# [WHAT TO DO]
Return, exactly as written, the lines from the one containing "Write the matplotlib code for this chart." through the one containing "from matplotlib.ticker import FuncFormatter", with both ends included.

Records from a data source
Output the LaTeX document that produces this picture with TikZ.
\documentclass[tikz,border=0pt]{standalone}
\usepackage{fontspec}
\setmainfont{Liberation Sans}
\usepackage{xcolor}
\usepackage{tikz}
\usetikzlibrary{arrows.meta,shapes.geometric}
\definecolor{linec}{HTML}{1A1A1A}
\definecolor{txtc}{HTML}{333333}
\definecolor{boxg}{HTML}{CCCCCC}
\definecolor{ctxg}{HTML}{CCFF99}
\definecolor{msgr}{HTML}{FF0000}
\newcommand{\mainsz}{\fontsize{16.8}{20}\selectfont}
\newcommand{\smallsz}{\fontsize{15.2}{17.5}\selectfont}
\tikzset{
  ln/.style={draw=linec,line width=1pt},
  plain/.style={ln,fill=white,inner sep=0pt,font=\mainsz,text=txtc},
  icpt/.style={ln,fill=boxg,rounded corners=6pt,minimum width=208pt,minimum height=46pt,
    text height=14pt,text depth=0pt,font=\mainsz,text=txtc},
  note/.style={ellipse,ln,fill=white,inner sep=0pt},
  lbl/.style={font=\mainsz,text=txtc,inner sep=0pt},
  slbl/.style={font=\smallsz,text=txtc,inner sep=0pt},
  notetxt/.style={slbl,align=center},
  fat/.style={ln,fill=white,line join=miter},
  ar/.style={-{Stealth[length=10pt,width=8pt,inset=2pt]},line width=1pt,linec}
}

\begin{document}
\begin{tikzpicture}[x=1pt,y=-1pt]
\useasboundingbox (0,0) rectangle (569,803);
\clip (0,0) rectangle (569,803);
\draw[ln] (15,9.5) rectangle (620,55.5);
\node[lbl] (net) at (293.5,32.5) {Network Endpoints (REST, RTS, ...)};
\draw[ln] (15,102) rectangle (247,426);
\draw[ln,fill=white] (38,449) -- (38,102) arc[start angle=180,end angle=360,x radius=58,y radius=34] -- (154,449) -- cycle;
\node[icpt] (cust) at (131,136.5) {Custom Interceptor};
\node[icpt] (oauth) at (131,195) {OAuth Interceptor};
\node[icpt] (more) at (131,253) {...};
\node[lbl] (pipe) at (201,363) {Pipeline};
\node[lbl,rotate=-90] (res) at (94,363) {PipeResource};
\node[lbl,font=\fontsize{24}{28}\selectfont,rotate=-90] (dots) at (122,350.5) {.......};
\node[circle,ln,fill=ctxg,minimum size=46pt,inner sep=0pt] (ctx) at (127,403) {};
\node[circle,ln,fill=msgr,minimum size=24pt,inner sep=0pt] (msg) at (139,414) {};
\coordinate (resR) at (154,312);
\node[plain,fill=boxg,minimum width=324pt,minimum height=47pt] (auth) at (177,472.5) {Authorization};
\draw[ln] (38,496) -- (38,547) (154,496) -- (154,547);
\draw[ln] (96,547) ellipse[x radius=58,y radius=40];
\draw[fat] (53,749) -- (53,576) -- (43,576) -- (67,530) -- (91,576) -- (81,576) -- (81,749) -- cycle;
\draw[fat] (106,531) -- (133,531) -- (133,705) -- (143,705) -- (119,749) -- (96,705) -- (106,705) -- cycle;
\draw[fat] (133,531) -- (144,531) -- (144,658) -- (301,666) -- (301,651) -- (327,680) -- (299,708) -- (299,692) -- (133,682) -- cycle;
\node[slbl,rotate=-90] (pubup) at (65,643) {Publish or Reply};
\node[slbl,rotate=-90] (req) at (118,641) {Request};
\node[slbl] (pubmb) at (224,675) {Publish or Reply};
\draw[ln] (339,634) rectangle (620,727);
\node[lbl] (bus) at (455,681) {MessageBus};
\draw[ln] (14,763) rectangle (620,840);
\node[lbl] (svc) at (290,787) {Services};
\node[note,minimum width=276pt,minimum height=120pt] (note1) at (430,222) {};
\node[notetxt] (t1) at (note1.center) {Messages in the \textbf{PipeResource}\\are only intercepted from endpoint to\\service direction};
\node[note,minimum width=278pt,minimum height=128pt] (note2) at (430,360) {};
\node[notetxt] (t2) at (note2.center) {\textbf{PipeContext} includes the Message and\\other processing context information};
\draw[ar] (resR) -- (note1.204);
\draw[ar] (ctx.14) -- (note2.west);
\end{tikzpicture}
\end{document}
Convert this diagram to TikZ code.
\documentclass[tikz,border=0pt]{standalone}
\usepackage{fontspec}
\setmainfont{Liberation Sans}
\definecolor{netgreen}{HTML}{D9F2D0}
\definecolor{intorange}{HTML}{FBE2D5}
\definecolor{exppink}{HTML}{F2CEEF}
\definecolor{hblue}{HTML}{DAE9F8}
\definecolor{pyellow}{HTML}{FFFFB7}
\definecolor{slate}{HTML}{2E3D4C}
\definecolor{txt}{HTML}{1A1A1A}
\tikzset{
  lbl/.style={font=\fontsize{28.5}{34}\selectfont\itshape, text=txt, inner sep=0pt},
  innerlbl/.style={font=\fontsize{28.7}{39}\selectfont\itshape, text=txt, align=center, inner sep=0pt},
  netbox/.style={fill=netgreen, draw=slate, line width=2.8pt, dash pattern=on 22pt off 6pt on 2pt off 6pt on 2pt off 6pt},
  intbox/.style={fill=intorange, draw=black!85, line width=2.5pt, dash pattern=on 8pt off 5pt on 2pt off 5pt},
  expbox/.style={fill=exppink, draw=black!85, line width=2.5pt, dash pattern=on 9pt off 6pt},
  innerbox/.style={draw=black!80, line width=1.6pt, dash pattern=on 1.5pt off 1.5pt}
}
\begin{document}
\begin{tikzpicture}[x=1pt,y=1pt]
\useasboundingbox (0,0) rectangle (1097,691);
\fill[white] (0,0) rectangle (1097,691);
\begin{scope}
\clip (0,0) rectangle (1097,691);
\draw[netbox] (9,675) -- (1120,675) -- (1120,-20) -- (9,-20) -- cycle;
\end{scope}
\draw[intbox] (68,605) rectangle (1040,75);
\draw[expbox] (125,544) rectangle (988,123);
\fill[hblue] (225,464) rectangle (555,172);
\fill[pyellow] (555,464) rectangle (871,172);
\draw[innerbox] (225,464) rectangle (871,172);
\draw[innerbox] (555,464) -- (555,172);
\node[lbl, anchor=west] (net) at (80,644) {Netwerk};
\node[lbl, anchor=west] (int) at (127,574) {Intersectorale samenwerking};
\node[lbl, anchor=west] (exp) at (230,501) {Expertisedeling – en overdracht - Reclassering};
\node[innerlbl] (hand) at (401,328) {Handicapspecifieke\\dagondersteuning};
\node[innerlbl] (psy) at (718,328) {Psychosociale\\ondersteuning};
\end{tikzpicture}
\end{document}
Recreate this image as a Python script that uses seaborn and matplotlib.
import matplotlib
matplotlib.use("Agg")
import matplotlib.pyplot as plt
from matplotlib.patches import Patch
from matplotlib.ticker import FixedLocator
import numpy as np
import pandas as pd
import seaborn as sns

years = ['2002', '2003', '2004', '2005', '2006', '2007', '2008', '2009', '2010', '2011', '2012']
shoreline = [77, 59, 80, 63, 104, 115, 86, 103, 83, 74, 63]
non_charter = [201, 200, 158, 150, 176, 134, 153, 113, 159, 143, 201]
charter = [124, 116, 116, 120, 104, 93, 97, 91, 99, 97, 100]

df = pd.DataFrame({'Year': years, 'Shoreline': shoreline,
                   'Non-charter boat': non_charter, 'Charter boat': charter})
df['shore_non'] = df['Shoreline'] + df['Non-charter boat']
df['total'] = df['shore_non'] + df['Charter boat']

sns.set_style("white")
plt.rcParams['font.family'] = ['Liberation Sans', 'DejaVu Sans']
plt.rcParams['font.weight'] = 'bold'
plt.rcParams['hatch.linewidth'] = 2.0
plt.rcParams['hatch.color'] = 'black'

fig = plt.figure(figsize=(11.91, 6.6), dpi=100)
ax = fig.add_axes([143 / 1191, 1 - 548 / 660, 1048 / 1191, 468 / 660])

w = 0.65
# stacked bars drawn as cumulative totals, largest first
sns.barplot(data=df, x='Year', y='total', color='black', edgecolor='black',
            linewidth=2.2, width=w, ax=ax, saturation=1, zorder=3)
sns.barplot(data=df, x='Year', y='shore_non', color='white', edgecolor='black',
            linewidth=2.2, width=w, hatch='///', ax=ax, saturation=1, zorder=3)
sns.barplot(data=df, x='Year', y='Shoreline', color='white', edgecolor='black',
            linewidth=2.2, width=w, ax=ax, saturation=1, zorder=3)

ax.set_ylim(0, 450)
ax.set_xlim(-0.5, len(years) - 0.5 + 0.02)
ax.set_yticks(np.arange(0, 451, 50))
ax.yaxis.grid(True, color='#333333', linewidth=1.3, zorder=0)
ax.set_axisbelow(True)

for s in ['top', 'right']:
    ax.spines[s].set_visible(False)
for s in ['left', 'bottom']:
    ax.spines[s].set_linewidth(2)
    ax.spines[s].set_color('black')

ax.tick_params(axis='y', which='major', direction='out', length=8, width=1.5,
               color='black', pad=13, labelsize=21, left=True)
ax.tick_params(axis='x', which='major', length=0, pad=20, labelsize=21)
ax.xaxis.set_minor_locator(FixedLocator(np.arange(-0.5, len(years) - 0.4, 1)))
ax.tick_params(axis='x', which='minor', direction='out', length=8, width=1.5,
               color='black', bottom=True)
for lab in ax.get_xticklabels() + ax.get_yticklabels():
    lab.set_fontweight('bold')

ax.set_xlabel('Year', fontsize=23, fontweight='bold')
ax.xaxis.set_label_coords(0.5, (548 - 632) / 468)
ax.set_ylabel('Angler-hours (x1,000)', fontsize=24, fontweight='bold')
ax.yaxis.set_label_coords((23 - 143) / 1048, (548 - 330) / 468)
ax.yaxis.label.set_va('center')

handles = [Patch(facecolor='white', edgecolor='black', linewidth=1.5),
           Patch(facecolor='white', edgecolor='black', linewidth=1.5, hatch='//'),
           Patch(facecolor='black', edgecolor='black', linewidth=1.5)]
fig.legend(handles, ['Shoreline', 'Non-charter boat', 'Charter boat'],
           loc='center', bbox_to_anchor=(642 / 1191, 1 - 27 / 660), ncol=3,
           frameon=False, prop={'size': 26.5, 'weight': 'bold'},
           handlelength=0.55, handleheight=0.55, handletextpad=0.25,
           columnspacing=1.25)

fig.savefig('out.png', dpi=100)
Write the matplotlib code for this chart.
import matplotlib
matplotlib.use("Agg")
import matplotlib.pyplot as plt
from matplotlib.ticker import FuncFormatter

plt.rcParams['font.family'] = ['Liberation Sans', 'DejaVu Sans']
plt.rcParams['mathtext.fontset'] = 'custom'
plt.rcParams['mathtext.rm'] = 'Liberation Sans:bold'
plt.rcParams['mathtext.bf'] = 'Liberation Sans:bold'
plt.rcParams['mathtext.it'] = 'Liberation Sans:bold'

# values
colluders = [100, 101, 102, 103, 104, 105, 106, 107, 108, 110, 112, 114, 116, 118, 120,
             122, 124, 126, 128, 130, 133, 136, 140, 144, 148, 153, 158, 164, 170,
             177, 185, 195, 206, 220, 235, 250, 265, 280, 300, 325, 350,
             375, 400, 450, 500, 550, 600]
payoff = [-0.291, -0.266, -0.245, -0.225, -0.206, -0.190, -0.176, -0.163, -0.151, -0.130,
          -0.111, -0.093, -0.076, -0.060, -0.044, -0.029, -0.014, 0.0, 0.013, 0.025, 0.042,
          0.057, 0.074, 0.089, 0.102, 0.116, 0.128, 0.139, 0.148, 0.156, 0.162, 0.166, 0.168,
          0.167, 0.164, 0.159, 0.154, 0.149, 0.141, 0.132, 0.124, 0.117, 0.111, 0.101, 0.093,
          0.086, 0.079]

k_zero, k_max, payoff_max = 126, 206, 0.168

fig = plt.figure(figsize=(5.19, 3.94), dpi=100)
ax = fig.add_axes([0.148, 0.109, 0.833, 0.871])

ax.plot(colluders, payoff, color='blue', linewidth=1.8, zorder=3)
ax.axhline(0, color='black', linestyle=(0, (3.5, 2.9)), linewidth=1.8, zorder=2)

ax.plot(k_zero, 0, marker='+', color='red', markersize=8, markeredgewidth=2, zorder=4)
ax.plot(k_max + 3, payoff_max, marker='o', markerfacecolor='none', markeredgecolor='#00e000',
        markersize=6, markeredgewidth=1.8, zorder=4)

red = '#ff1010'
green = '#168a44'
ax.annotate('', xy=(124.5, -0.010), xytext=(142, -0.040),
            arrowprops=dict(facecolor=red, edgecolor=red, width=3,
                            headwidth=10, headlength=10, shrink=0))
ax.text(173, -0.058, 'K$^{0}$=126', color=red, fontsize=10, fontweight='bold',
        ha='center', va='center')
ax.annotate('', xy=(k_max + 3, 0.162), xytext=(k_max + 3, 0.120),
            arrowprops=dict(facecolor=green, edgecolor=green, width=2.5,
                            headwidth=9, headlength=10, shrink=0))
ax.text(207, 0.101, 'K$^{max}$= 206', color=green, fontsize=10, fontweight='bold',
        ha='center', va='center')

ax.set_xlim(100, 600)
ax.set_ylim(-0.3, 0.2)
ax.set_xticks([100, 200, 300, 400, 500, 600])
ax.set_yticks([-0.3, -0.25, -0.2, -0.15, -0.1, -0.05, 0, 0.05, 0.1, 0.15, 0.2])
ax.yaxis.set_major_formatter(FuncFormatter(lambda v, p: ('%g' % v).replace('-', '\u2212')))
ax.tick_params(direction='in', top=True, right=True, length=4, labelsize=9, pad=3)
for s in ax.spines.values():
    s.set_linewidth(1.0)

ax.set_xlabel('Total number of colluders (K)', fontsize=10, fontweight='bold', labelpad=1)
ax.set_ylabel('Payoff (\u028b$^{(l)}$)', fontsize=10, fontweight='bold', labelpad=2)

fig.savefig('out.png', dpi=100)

# [RESULT FOR THIS TASK]
Write the matplotlib code for this chart.
import matplotlib
matplotlib.use("Agg")
import matplotlib.pyplot as plt
from matplotlib.ticker import FuncFormatter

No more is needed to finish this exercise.